While good technology analysis revolves around exploring new markets, conducting research and publishing authoritative market share scores, sometimes insights can be gleaned by just freshening up current figures. Long-time cloud infrastructure Synergy Research has done just that in its latest note which focuses on continued hyperscaler dominance.
The latest data from Synergy has shown that data centre hardware and software spending from hyperscale operators in the first three quarters of the year has gradually risen, and this year represented a third of total spending.
While data centre spending from enterprises and service providers is now at 67% of total outlay – compared with 85% in 2014 – overall spend from this sector has risen 6% in five years, albeit in line with overall market expansion of 34%.
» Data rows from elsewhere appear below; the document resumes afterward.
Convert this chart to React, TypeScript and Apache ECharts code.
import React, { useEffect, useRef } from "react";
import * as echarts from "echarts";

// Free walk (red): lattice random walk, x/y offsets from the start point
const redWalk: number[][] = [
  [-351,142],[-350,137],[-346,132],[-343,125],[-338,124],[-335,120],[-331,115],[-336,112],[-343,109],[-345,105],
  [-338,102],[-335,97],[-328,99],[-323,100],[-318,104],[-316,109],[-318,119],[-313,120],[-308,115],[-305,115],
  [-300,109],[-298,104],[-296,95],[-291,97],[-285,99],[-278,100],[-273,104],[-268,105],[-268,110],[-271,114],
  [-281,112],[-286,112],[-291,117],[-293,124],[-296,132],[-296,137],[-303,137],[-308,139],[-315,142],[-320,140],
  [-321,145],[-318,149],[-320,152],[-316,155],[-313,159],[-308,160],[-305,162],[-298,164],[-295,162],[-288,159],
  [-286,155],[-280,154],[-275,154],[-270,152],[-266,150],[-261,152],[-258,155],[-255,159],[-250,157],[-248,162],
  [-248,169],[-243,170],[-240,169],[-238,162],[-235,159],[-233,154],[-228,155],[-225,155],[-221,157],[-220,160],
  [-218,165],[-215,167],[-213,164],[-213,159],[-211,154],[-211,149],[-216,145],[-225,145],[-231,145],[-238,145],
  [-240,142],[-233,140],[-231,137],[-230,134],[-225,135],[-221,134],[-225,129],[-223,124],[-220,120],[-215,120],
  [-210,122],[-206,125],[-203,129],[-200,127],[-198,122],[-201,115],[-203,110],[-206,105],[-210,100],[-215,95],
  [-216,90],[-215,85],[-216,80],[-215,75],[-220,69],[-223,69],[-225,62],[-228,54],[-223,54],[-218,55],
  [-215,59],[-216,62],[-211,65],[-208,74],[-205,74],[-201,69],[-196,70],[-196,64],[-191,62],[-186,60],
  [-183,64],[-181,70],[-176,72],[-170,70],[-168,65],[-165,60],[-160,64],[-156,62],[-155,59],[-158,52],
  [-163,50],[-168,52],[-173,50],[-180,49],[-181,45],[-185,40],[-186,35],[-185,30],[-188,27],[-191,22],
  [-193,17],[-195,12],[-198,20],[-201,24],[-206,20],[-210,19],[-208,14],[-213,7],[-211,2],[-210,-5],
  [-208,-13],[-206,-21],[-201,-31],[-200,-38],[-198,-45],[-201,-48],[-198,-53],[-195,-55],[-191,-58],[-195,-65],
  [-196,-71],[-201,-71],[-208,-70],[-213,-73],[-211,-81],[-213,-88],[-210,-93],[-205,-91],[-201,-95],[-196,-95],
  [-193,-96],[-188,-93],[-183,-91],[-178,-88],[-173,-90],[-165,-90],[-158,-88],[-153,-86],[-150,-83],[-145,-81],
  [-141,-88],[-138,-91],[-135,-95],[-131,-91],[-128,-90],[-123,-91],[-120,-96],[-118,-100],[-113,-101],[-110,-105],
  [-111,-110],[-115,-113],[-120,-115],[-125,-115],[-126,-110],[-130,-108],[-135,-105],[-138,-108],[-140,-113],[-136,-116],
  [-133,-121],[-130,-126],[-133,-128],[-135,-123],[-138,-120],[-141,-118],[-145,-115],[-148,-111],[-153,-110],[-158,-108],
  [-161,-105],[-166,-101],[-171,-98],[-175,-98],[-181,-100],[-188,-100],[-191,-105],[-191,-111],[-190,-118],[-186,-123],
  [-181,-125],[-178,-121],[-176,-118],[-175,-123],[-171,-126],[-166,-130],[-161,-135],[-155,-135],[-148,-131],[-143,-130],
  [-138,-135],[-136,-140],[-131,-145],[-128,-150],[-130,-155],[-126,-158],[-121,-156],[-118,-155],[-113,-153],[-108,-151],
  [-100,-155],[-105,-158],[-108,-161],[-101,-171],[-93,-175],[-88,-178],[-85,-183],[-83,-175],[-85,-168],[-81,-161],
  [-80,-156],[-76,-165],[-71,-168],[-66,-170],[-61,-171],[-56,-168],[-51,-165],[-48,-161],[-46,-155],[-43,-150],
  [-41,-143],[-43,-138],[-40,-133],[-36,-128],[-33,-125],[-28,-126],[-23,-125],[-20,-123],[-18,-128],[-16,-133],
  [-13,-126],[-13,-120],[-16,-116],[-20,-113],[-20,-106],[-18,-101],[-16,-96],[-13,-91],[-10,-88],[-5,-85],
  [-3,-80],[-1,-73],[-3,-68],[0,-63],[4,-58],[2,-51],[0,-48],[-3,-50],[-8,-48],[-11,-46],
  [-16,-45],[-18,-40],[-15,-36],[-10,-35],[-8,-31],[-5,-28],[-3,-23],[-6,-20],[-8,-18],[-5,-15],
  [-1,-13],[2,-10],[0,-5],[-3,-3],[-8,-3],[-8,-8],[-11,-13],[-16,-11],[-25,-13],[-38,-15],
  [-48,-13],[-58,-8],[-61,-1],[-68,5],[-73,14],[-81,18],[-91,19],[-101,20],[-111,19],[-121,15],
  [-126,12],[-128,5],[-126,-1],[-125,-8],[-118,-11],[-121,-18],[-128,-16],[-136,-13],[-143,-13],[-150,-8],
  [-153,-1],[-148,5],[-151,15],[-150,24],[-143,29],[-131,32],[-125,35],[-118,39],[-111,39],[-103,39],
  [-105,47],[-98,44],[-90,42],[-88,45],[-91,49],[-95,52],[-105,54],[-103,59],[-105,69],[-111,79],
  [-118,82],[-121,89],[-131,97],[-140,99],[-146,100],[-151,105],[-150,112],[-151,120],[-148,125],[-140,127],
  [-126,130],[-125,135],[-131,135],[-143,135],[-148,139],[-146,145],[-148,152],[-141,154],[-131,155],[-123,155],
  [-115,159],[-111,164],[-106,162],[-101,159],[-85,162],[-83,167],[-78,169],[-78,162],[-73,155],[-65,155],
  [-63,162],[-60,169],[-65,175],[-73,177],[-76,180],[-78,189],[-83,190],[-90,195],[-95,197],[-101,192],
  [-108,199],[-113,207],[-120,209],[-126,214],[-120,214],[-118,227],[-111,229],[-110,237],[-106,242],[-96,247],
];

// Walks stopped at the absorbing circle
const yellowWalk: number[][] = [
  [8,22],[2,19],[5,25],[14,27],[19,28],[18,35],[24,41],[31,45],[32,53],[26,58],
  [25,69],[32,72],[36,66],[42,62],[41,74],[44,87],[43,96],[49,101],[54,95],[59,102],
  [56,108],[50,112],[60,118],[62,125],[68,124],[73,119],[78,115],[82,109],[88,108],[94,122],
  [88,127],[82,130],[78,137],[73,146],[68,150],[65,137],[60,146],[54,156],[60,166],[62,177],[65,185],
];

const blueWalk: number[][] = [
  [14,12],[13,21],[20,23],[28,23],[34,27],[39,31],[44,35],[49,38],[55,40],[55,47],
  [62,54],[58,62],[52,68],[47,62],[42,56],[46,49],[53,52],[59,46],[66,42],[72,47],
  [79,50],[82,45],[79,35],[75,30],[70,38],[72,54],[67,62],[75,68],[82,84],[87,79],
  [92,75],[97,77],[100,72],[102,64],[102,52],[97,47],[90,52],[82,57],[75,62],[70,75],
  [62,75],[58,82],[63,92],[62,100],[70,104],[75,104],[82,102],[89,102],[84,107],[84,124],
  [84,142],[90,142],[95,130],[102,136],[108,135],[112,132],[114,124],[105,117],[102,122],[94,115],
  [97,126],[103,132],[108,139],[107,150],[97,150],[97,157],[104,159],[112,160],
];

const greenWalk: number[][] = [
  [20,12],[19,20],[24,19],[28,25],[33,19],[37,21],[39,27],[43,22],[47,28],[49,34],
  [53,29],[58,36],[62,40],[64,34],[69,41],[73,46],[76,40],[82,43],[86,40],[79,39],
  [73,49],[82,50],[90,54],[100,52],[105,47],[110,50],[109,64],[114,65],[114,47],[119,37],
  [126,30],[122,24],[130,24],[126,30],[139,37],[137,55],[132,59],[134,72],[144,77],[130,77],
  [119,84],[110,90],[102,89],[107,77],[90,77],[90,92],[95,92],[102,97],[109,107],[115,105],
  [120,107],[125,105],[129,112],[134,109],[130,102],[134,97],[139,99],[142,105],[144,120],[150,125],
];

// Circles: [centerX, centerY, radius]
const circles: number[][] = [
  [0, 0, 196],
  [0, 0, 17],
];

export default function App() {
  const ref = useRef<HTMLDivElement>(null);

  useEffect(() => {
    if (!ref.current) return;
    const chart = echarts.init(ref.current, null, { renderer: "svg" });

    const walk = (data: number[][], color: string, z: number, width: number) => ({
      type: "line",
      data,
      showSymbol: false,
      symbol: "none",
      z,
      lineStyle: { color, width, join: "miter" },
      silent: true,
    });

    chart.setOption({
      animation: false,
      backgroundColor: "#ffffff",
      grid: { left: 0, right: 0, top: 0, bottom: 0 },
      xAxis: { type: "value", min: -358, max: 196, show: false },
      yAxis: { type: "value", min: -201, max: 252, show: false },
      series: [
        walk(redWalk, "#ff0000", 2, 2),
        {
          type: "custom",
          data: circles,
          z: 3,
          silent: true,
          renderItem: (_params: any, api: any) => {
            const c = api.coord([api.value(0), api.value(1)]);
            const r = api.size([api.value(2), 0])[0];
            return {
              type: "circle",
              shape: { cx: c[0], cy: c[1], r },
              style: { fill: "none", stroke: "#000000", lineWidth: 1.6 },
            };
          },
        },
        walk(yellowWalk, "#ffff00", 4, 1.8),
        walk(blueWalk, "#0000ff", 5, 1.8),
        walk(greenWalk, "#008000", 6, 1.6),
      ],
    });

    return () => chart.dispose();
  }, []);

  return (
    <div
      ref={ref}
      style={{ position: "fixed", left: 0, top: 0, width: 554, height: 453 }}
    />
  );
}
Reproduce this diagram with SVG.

As continues to be the case, moving enterprise workloads to the cloud means the squeeze continues to be put under enterprise spending. Finding recent tales of large organisations moving their infrastructure to a major cloud vendor is like shooting fish in a barrel; to pick just a few, Best Western Hotels is in the process of going all-in on Amazon Web Services (AWS) as evinced at re:Invent earlier this month, while Salesforce and Sainsbury’s were recent client wins for Microsoft Azure and Google Cloud Platform respectively.
Synergy also noted ‘continue growth in social networking’ as a primary indicator for increased hyperscaler spend. Total data centre infrastructure equipment revenues – including cloud and on-prem, hardware and software – were at $38 billion for Q319.
John Dinsdale, a chief analyst at Synergy, argued the trend around flat enterprise spend is not going away any time soon. “We are seeing very different scenarios play out in terms of data centre spending by hyperscale operators and enterprises,” said Dinsdale. “On the one hand revenues at the hyperscale operators continue to grow strongly, driving increased demand for data centres and data centre hardware. On the other hand, we see a continued decline in the volume of servers being bought by enterprises.
“The impact of those declines is balanced by steady increases in server average selling prices, as IT operations demand ever-more sophisticated server configurations, but overall spending by enterprises remains almost flat,” added Dinsdale. “These trends will continue into the future.”